__What needs to be done__: Print every entry word for word, but omit the pictures.

__Given data__:
◆ ◆ ◆ ◆ ◆
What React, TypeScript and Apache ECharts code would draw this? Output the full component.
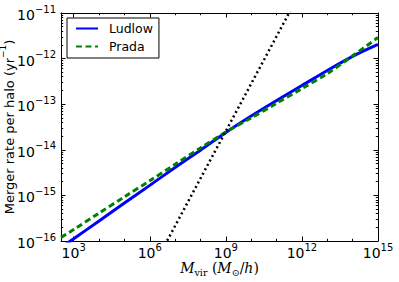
import React, { useEffect, useRef } from "react";
import * as echarts from "echarts";

// Halo mass M_vir (M_sun/h)
const massLudlow = [3.16e2, 1e3, 1e4, 1e5, 1e6, 1e7, 1e8, 1e9, 1e10, 1e11, 1e12, 1e13, 1e14, 1e15];
const rateLudlow = [7.2e-17, 1.12e-16, 2.75e-16, 6.8e-16, 1.66e-15, 4.1e-15, 9.8e-15, 2.4e-14, 5.5e-14, 1.2e-13, 2.57e-13, 5.5e-13, 1.12e-12, 2.04e-12];
const massPrada = [3.16e2, 1e3, 1e4, 1e5, 1e6, 1e7, 1e8, 1e9, 1e10, 1e11, 1e12, 1e13, 1e14, 1e15];
const ratePrada = [1.2e-16, 1.78e-16, 4.1e-16, 9.3e-16, 2.1e-15, 4.8e-15, 1.1e-14, 2.45e-14, 5.0e-14, 1.05e-13, 2.2e-13, 4.7e-13, 1.15e-12, 2.9e-12];
const massSteep = [3.16e6, 4e11];
const rateSteep = [6.5e-17, 1.3e-11];

const xMajorExp = [3, 6, 9, 12, 15];
const xMinorExp = [4, 5, 7, 8, 10, 11, 13, 14];
const yMajorExp = [-16, -15, -14, -13, -12, -11];

const toLog = (xs: number[], ys: number[]) => xs.map((x, i) => [Math.log10(x), Math.log10(ys[i])]);

const yMinorVals: number[] = [];
for (let n = -16; n < -11; n++) {
  for (let k = 2; k <= 9; k++) yMinorVals.push(n + Math.log10(k));
}

const FONT = "DejaVu Sans";
const supRich = {
  b: { fontSize: 14, fontFamily: FONT, color: "#000", lineHeight: 18, verticalAlign: "bottom" },
  s: { fontSize: 10, fontFamily: FONT, color: "#000", lineHeight: 9, verticalAlign: "top" },
};

export default function App() {
  const ref = useRef<HTMLDivElement>(null);
  useEffect(() => {
    if (!ref.current) return;
    const chart = echarts.init(ref.current, undefined, { renderer: "svg" });
    const axisLine = { show: true, lineStyle: { color: "#000", width: 1 } };
    const xBase = { type: "value", min: 2.5, max: 15, interval: 0.5, splitLine: { show: false } };
    const yBase = { type: "value", min: -16, max: -11, interval: 1, splitLine: { show: false } };
    const majTick = (vals: number[]) => ({ show: true, inside: true, length: 4.5, customValues: vals, lineStyle: { color: "#000", width: 1 } });
    const minTick = (vals: number[]) => ({ show: true, inside: true, length: 2.2, customValues: vals, lineStyle: { color: "#000", width: 1 } });
    chart.setOption({
      animation: false,
      backgroundColor: "#fff",
      grid: { left: 61, right: 21, top: 13, bottom: 41, containLabel: false, outerBoundsMode: "none" },
      legend: {
        orient: "vertical",
        left: 67,
        top: 18,
        padding: [4, 6, 5, 8],
        itemGap: 5,
        itemWidth: 22,
        itemHeight: 14,
        borderColor: "#000",
        borderWidth: 1,
        borderRadius: 0,
        backgroundColor: "#fff",
        data: ["Ludlow", "Prada"],
        formatter: (name: string) => `{p| }{t|${name}}`,
        itemStyle: { color: "rgba(0,0,0,0)", borderColor: "rgba(0,0,0,0)", borderWidth: 0 },
        textStyle: {
          fontFamily: FONT,
          fontSize: 12.5,
          color: "#000",
          rich: {
            p: { width: 6, fontSize: 12.5 },
            t: { fontFamily: FONT, fontSize: 12.5, color: "#000" },
          },
        },
      },
      xAxis: [
        {
          ...xBase,
          position: "bottom",
          axisLine,
          axisTick: majTick(xMajorExp),
          axisLabel: {
            show: true,
            margin: 1,
            customValues: xMajorExp,
            formatter: (v: number) => `{b|10}{s|${Math.round(v)}}`,
            rich: supRich,
          },
          name: "{i|M}{sub|vir}{t| (}{i|M}{sub|⊙}{t|/}{i|h}{t|)}",
          nameLocation: "middle",
          nameGap: 20,
          nameMoveOverlap: false,
          nameTextStyle: {
            rich: {
              i: { fontFamily: "DejaVu Serif", fontStyle: "italic", fontSize: 14, color: "#000", lineHeight: 16, verticalAlign: "top" },
              t: { fontFamily: "DejaVu Serif", fontSize: 14, color: "#000", lineHeight: 16, verticalAlign: "top" },
              sub: { fontFamily: "DejaVu Serif", fontSize: 9.5, color: "#000", lineHeight: 8, verticalAlign: "bottom" },
            },
          },
        },
        { ...xBase, position: "bottom", axisLine: { show: false }, axisTick: minTick(xMinorExp), axisLabel: { show: false } },
        { ...xBase, position: "top", axisLine, axisTick: majTick(xMajorExp), axisLabel: { show: false } },
        { ...xBase, position: "top", axisLine: { show: false }, axisTick: minTick(xMinorExp), axisLabel: { show: false } },
      ],
      yAxis: [
        {
          ...yBase,
          position: "left",
          axisLine,
          axisTick: majTick(yMajorExp),
          axisLabel: {
            show: true,
            margin: 5,
            customValues: yMajorExp,
            formatter: (v: number) => `{b|10}{s|−${Math.abs(Math.round(v))}}`,
            rich: supRich,
          },
          name: "{t|Merger rate per halo (yr}{s|−1}{t|)}",
          nameLocation: "middle",
          nameRotate: 90,
          nameGap: 45,
          nameMoveOverlap: false,
          nameTextStyle: {
            rich: {
              t: { fontFamily: FONT, fontSize: 13, color: "#000", lineHeight: 18, verticalAlign: "bottom" },
              s: { fontFamily: FONT, fontSize: 9, color: "#000", lineHeight: 10, verticalAlign: "top" },
            },
          },
        },
        { ...yBase, position: "left", axisLine: { show: false }, axisTick: minTick(yMinorVals), axisLabel: { show: false } },
        { ...yBase, position: "right", axisLine, axisTick: majTick(yMajorExp), axisLabel: { show: false } },
        { ...yBase, position: "right", axisLine: { show: false }, axisTick: minTick(yMinorVals), axisLabel: { show: false } },
      ],
      series: [
        {
          name: "Ludlow",
          type: "line",
          xAxisIndex: 0,
          yAxisIndex: 0,
          data: toLog(massLudlow, rateLudlow),
          showSymbol: false,
          symbol: "none",
          smooth: 0.3,
          lineStyle: { color: "#0000ff", width: 3 },
          itemStyle: { color: "#0000ff" },
        },
        {
          name: "Prada",
          type: "line",
          xAxisIndex: 0,
          yAxisIndex: 0,
          data: toLog(massPrada, ratePrada),
          showSymbol: false,
          symbol: "none",
          smooth: 0.3,
          lineStyle: { color: "#008000", width: 3, type: [6, 3.5], cap: "butt" },
          itemStyle: { color: "#008000" },
        },
        {
          name: "steep",
          type: "line",
          xAxisIndex: 0,
          yAxisIndex: 0,
          data: toLog(massSteep, rateSteep),
          showSymbol: false,
          symbol: "none",
          lineStyle: { color: "#000", width: 2.5, type: [2, 3], cap: "butt" },
          itemStyle: { color: "#000" },
        },
      ],
    });
    return () => chart.dispose();
  }, []);
  return <div ref={ref} style={{ position: "fixed", left: 0, top: 0, width: 399, height: 282 }} />;
}
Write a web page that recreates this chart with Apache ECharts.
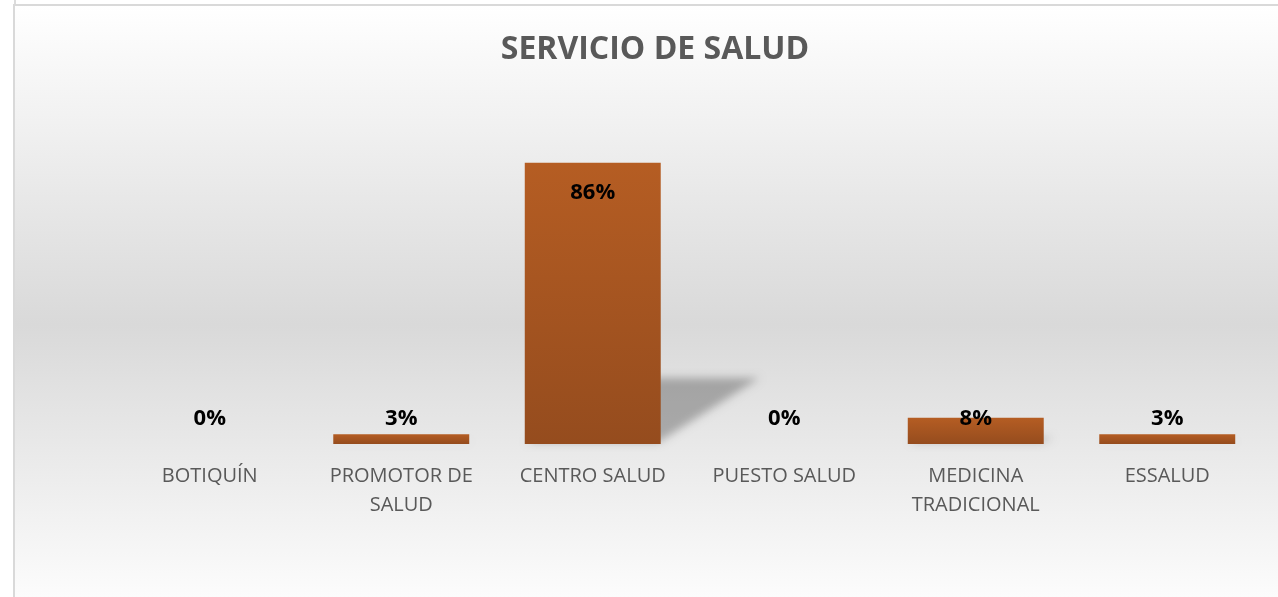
◆ ◆ ◆ ◆ ◆
__Expected answer__:
What React, TypeScript and Apache ECharts code would draw this? Output the full component.
import React, { useEffect, useRef } from "react";
import * as echarts from "echarts";

// Halo mass M_vir (M_sun/h)
const massLudlow = [3.16e2, 1e3, 1e4, 1e5, 1e6, 1e7, 1e8, 1e9, 1e10, 1e11, 1e12, 1e13, 1e14, 1e15];
const rateLudlow = [7.2e-17, 1.12e-16, 2.75e-16, 6.8e-16, 1.66e-15, 4.1e-15, 9.8e-15, 2.4e-14, 5.5e-14, 1.2e-13, 2.57e-13, 5.5e-13, 1.12e-12, 2.04e-12];
const massPrada = [3.16e2, 1e3, 1e4, 1e5, 1e6, 1e7, 1e8, 1e9, 1e10, 1e11, 1e12, 1e13, 1e14, 1e15];
const ratePrada = [1.2e-16, 1.78e-16, 4.1e-16, 9.3e-16, 2.1e-15, 4.8e-15, 1.1e-14, 2.45e-14, 5.0e-14, 1.05e-13, 2.2e-13, 4.7e-13, 1.15e-12, 2.9e-12];
const massSteep = [3.16e6, 4e11];
const rateSteep = [6.5e-17, 1.3e-11];

const xMajorExp = [3, 6, 9, 12, 15];
const xMinorExp = [4, 5, 7, 8, 10, 11, 13, 14];
const yMajorExp = [-16, -15, -14, -13, -12, -11];

const toLog = (xs: number[], ys: number[]) => xs.map((x, i) => [Math.log10(x), Math.log10(ys[i])]);

const yMinorVals: number[] = [];
for (let n = -16; n < -11; n++) {
  for (let k = 2; k <= 9; k++) yMinorVals.push(n + Math.log10(k));
}

const FONT = "DejaVu Sans";
const supRich = {
  b: { fontSize: 14, fontFamily: FONT, color: "#000", lineHeight: 18, verticalAlign: "bottom" },
  s: { fontSize: 10, fontFamily: FONT, color: "#000", lineHeight: 9, verticalAlign: "top" },
};

export default function App() {
  const ref = useRef<HTMLDivElement>(null);
  useEffect(() => {
    if (!ref.current) return;
    const chart = echarts.init(ref.current, undefined, { renderer: "svg" });
    const axisLine = { show: true, lineStyle: { color: "#000", width: 1 } };
    const xBase = { type: "value", min: 2.5, max: 15, interval: 0.5, splitLine: { show: false } };
    const yBase = { type: "value", min: -16, max: -11, interval: 1, splitLine: { show: false } };
    const majTick = (vals: number[]) => ({ show: true, inside: true, length: 4.5, customValues: vals, lineStyle: { color: "#000", width: 1 } });
    const minTick = (vals: number[]) => ({ show: true, inside: true, length: 2.2, customValues: vals, lineStyle: { color: "#000", width: 1 } });
    chart.setOption({
      animation: false,
      backgroundColor: "#fff",
      grid: { left: 61, right: 21, top: 13, bottom: 41, containLabel: false, outerBoundsMode: "none" },
      legend: {
        orient: "vertical",
        left: 67,
        top: 18,
        padding: [4, 6, 5, 8],
        itemGap: 5,
        itemWidth: 22,
        itemHeight: 14,
        borderColor: "#000",
        borderWidth: 1,
        borderRadius: 0,
        backgroundColor: "#fff",
        data: ["Ludlow", "Prada"],
        formatter: (name: string) => `{p| }{t|${name}}`,
        itemStyle: { color: "rgba(0,0,0,0)", borderColor: "rgba(0,0,0,0)", borderWidth: 0 },
        textStyle: {
          fontFamily: FONT,
          fontSize: 12.5,
          color: "#000",
          rich: {
            p: { width: 6, fontSize: 12.5 },
            t: { fontFamily: FONT, fontSize: 12.5, color: "#000" },
          },
        },
      },
      xAxis: [
        {
          ...xBase,
          position: "bottom",
          axisLine,
          axisTick: majTick(xMajorExp),
          axisLabel: {
            show: true,
            margin: 1,
            customValues: xMajorExp,
            formatter: (v: number) => `{b|10}{s|${Math.round(v)}}`,
            rich: supRich,
          },
          name: "{i|M}{sub|vir}{t| (}{i|M}{sub|⊙}{t|/}{i|h}{t|)}",
          nameLocation: "middle",
          nameGap: 20,
          nameMoveOverlap: false,
          nameTextStyle: {
            rich: {
              i: { fontFamily: "DejaVu Serif", fontStyle: "italic", fontSize: 14, color: "#000", lineHeight: 16, verticalAlign: "top" },
              t: { fontFamily: "DejaVu Serif", fontSize: 14, color: "#000", lineHeight: 16, verticalAlign: "top" },
              sub: { fontFamily: "DejaVu Serif", fontSize: 9.5, color: "#000", lineHeight: 8, verticalAlign: "bottom" },
            },
          },
        },
        { ...xBase, position: "bottom", axisLine: { show: false }, axisTick: minTick(xMinorExp), axisLabel: { show: false } },
        { ...xBase, position: "top", axisLine, axisTick: majTick(xMajorExp), axisLabel: { show: false } },
        { ...xBase, position: "top", axisLine: { show: false }, axisTick: minTick(xMinorExp), axisLabel: { show: false } },
      ],
      yAxis: [
        {
          ...yBase,
          position: "left",
          axisLine,
          axisTick: majTick(yMajorExp),
          axisLabel: {
            show: true,
            margin: 5,
            customValues: yMajorExp,
            formatter: (v: number) => `{b|10}{s|−${Math.abs(Math.round(v))}}`,
            rich: supRich,
          },
          name: "{t|Merger rate per halo (yr}{s|−1}{t|)}",
          nameLocation: "middle",
          nameRotate: 90,
          nameGap: 45,
          nameMoveOverlap: false,
          nameTextStyle: {
            rich: {
              t: { fontFamily: FONT, fontSize: 13, color: "#000", lineHeight: 18, verticalAlign: "bottom" },
              s: { fontFamily: FONT, fontSize: 9, color: "#000", lineHeight: 10, verticalAlign: "top" },
            },
          },
        },
        { ...yBase, position: "left", axisLine: { show: false }, axisTick: minTick(yMinorVals), axisLabel: { show: false } },
        { ...yBase, position: "right", axisLine, axisTick: majTick(yMajorExp), axisLabel: { show: false } },
        { ...yBase, position: "right", axisLine: { show: false }, axisTick: minTick(yMinorVals), axisLabel: { show: false } },
      ],
      series: [
        {
          name: "Ludlow",
          type: "line",
          xAxisIndex: 0,
          yAxisIndex: 0,
          data: toLog(massLudlow, rateLudlow),
          showSymbol: false,
          symbol: "none",
          smooth: 0.3,
          lineStyle: { color: "#0000ff", width: 3 },
          itemStyle: { color: "#0000ff" },
        },
        {
          name: "Prada",
          type: "line",
          xAxisIndex: 0,
          yAxisIndex: 0,
          data: toLog(massPrada, ratePrada),
          showSymbol: false,
          symbol: "none",
          smooth: 0.3,
          lineStyle: { color: "#008000", width: 3, type: [6, 3.5], cap: "butt" },
          itemStyle: { color: "#008000" },
        },
        {
          name: "steep",
          type: "line",
          xAxisIndex: 0,
          yAxisIndex: 0,
          data: toLog(massSteep, rateSteep),
          showSymbol: false,
          symbol: "none",
          lineStyle: { color: "#000", width: 2.5, type: [2, 3], cap: "butt" },
          itemStyle: { color: "#000" },
        },
      ],
    });
    return () => chart.dispose();
  }, []);
  return <div ref={ref} style={{ position: "fixed", left: 0, top: 0, width: 399, height: 282 }} />;
}
Write a web page that recreates this chart with Apache ECharts.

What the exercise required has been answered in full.